Gerrit Thomas Rietveld (24 June 1888–25 June 1964) was a Dutch furniture designer and architect. One of the principal members of the Dutch artistic movement called De Stijl, Rietveld is famous for his Red and Blue Chair and for the Rietveld Schröder House, which is a UNESCO World Heritage Site.
Four pictures of his Rietveld Schröder House you can find here: http://www.cedargallery.nl/nlarchitectuur_woningen.htm

Gerrit Rietveld concisely summed up his vision of architecture as follows: 'Empty space and light determine the value of architecture in, around and between the boundaries, which are there only to define the space.'


Rietveld-paviljoen, 2010
design 1954-1955
Concrete elements, wood, steel, can and glass

The Rietveld Pavilion (Hoge Veluwe, Holland) epitomises this approach to architecture as spatial art, with which Rietveld amazed the international worlds of art and architecture.
Before his open and elegant building was rebuilt in the sculpture garden in 1964-1965, it had enjoyed a short but legendary existence as an exhibition space for small sculptures at the Sonsbeek exhibition. in Arnhem in 1955.

The Sonsbeek Pavilion, as it was then known, was intended to be a temporary structure and was dismantled after the exhibition.

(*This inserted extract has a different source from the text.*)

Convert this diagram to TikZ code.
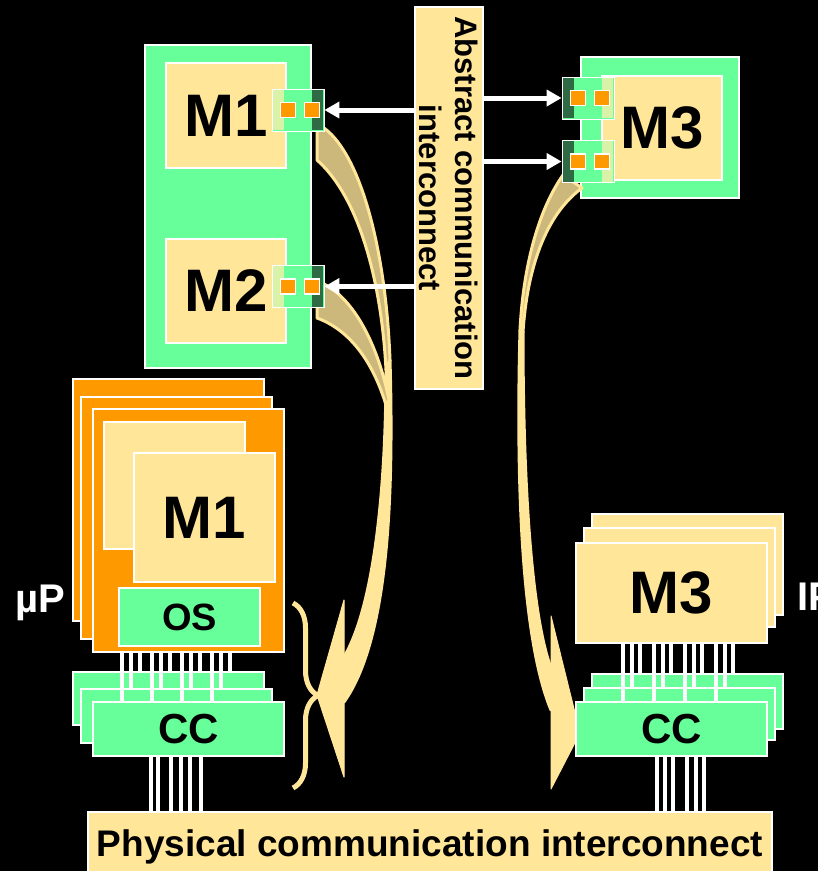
\documentclass[tikz,border=0pt]{standalone}
\usepackage{fontspec}
\setmainfont{Liberation Sans}
\usetikzlibrary{arrows.meta, decorations.pathreplacing}
\definecolor{mint}{HTML}{66FF99}
\definecolor{butter}{HTML}{FFE699}
\definecolor{amber}{HTML}{FF9900}
\definecolor{khaki}{HTML}{CCB87A}
\definecolor{pine}{HTML}{2E6B45}
\definecolor{pale}{HTML}{D8F2A8}

\begin{document}
\begin{tikzpicture}[x=1pt, y=-1pt,
  every node/.style={text=black, inner sep=0pt},
  gbox/.style={fill=mint, draw=white, line width=1.5pt},
  ybox/.style={fill=butter, draw=white, line width=1.5pt},
  obox/.style={fill=amber, draw=white, line width=1.5pt},
  port/.style={fill=mint, draw=white, line width=0.8pt, minimum width=52pt, minimum height=42pt},
  pad/.style={fill=amber, draw=white, line width=1.5pt, minimum width=15pt, minimum height=15pt},
  wire/.style={white, line width=3.5pt},
  link/.style={white, line width=5pt, -{Triangle[length=15pt, width=16pt]}},
  flow/.style={fill=khaki, draw=butter, line width=3pt, line join=round},
  tail/.style={fill=butter, draw=butter, line width=3pt, line join=round},
  head/.style={fill=butter, draw=butter, line width=1pt, line join=round},
  huge/.style={font=\fontsize{60}{60}\selectfont\bfseries},
  mid/.style={font=\fontsize{40}{40}\selectfont\bfseries},
]

% Background
\useasboundingbox (0,0) rectangle (818,871);
\fill[black] (0,0) rectangle (818,871);

% Abstract level: M1, M2 on one side, M3 on the other
\node[gbox, minimum width=166pt, minimum height=323pt] (gbox12) at (228,206.5) {};
\node[ybox, huge, minimum width=120pt, minimum height=105pt] (m1top) at (226,115.5) {M1};
\node[ybox, huge, minimum width=120pt, minimum height=104pt] (m2top) at (226,291) {M2};
\node[gbox, minimum width=158pt, minimum height=141pt] (gbox3) at (660,127.5) {};
\node[ybox, huge, minimum width=120pt, minimum height=104pt] (m3top) at (662,128) {M3};

% Abstract interconnect
\node[ybox, minimum width=68pt, minimum height=382pt] (abs) at (449,198) {};
\node[rotate=-90, align=center, font=\fontsize{31}{36}\selectfont\bfseries] (abstxt) at (abs.center)
  {Abstract communication\\interconnect};

% Refinement arrows, left: M1 and M2 down to the processor
\draw[tail] (390,360) .. controls (394,500) and (388,640) .. (344,702)
  -- (344,657) .. controls (372,610) and (386,500) .. (386,370) -- cycle;
\draw[flow] (317,283) -- (322,283) .. controls (354,298) and (378,345) .. (389,400)
  -- (386,405) .. controls (373,362) and (350,330) .. (317,318) -- cycle;
\draw[flow] (317,126) -- (321,126) .. controls (360,150) and (386,250) .. (390,360)
  -- (386,370) .. controls (382,290) and (362,200) .. (317,160) -- cycle;
\draw[head] (317,695) -- (344,600) -- (344,777) -- cycle;

% Refinement arrow, right: M3 down to the hardware
\draw[tail] (520,330) .. controls (515,520) and (526,650) .. (551,710)
  -- (551,668) .. controls (533,620) and (523,500) .. (523,332) -- cycle;
\draw[flow] (563,175) .. controls (537,212) and (523,270) .. (520,330)
  -- (523,332) .. controls (527,270) and (545,215) .. (582,188) -- cycle;
\draw[head] (580,733) -- (551,616) -- (551,789) -- cycle;

% Ports
\node[port] (p1) at (298,110) {};
\node[port] (p2) at (298,286.5) {};
\node[port] (p3) at (588,98) {};
\node[port] (p4) at (588,161.5) {};
\foreach \p/\l/\r in {p1/pale/pine, p2/pale/pine, p3/pine/pale, p4/pine/pale} {
  \fill[\l] ([xshift=1pt, yshift=-1pt]\p.north west) rectangle ([xshift=12pt, yshift=1pt]\p.south west);
  \fill[\r] ([xshift=-12pt, yshift=-1pt]\p.north east) rectangle ([xshift=-1pt, yshift=1pt]\p.south east);
  \node[pad] (\p a) at ([xshift=-10pt]\p.center) {};
  \node[pad] (\p b) at ([xshift=14pt]\p.center) {};
}

% Links from the abstract interconnect
\draw[link] (abs.west |- p1) -- (p1.east);
\draw[link] (abs.west |- p2) -- (p2.east);
\draw[link] (abs.east |- p3) -- (p3.west);
\draw[link] (abs.east |- p4) -- (p4.west);

% Processor side
\node[obox, minimum width=191pt, minimum height=242pt] (orng1) at (168.5,500) {};
\node[obox, minimum width=191pt, minimum height=242pt] (orng2) at (176.5,518) {};
\node[obox, minimum width=191pt, minimum height=243pt] (orng3) at (188.5,530.5) {};
\node[ybox, minimum width=141pt, minimum height=127pt] (yback) at (174.5,485.5) {};
\node[ybox, huge, minimum width=141pt, minimum height=129pt] (m1low) at (204.5,517.5) {M1};
\node[gbox, font=\fontsize{38}{38}\selectfont\bfseries, minimum width=141pt, minimum height=58pt] (os) at (189.5,617) {OS};
\node[gbox, minimum width=191pt, minimum height=53pt] (cc1) at (168.5,698.5) {};
\node[gbox, minimum width=191pt, minimum height=54pt] (cc2) at (176.5,716) {};
\node[gbox, font=\fontsize{42}{42}\selectfont\bfseries, minimum width=191pt, minimum height=54pt] (cc3) at (188.5,729) {CC};
\foreach \x/\e in {122/cc3, 131/cc2, 140/cc1, 152/cc3, 161/cc2, 170/cc1,
                   182/cc3, 191/cc2, 200/cc1, 212/cc3, 221/cc2, 230/cc1}
  \draw[wire] (\x,0 |- orng3.south) -- (\x,0 |- \e.north);
\node[mid, text=white, anchor=base west] (uplbl) at (15,612) {µP};
\draw[decorate, decoration={brace, amplitude=25pt}, butter, line width=5pt] (293,603) -- (293,788);

% Hardware side
\node[ybox, minimum width=191pt, minimum height=101pt] (yb1) at (687.5,564.5) {};
\node[ybox, minimum width=191pt, minimum height=99pt] (yb2) at (679.5,577.5) {};
\node[ybox, huge, minimum width=191pt, minimum height=100pt] (m3low) at (671.5,593) {M3};
\node[gbox, minimum width=191pt, minimum height=55pt] (rcc1) at (687.5,701.5) {};
\node[gbox, minimum width=191pt, minimum height=52pt] (rcc2) at (679.5,714) {};
\node[gbox, font=\fontsize{42}{42}\selectfont\bfseries, minimum width=191pt, minimum height=54pt] (rcc3) at (671.5,729) {CC};
\foreach \x/\e in {623/rcc3, 632/rcc2, 640/rcc1, 654/rcc3, 663/rcc2, 671/rcc1,
                   685/rcc3, 694/rcc2, 702/rcc1, 716/rcc3, 725/rcc2, 733/rcc1}
  \draw[wire] (\x,0 |- m3low.south) -- (\x,0 |- \e.north);
\node[mid, text=white, anchor=base west] (iplbl) at (797,610) {IP};

% Physical interconnect
\node[ybox, font=\fontsize{37}{37}\selectfont\bfseries, minimum width=684pt, minimum height=70pt] (phys) at (430,847)
  {Physical communication interconnect};
\foreach \x in {151, 158, 171, 181, 190, 201}
  \draw[wire] (\x,0 |- cc3.south) -- (\x,0 |- phys.north);
\foreach \x in {657, 665, 673, 687, 696, 704}
  \draw[wire] (\x,0 |- rcc3.south) -- (\x,0 |- phys.north);

\end{tikzpicture}
\end{document}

Thanks to a private initiative the building was reconstructed ten years later in the sculpture garden of the Hoge Veluwe. In this sculpture garden you can also find works of Sol LeWitt, Richard Serra, Chris Booth, Auguste Rodin, and others.

Rietveld supervised the rebuilding but died a few months before the opening. The pavilion that now stands in the sculpture garden is the second version of the Rietveld Pavilion after a thorough restoration in 2010.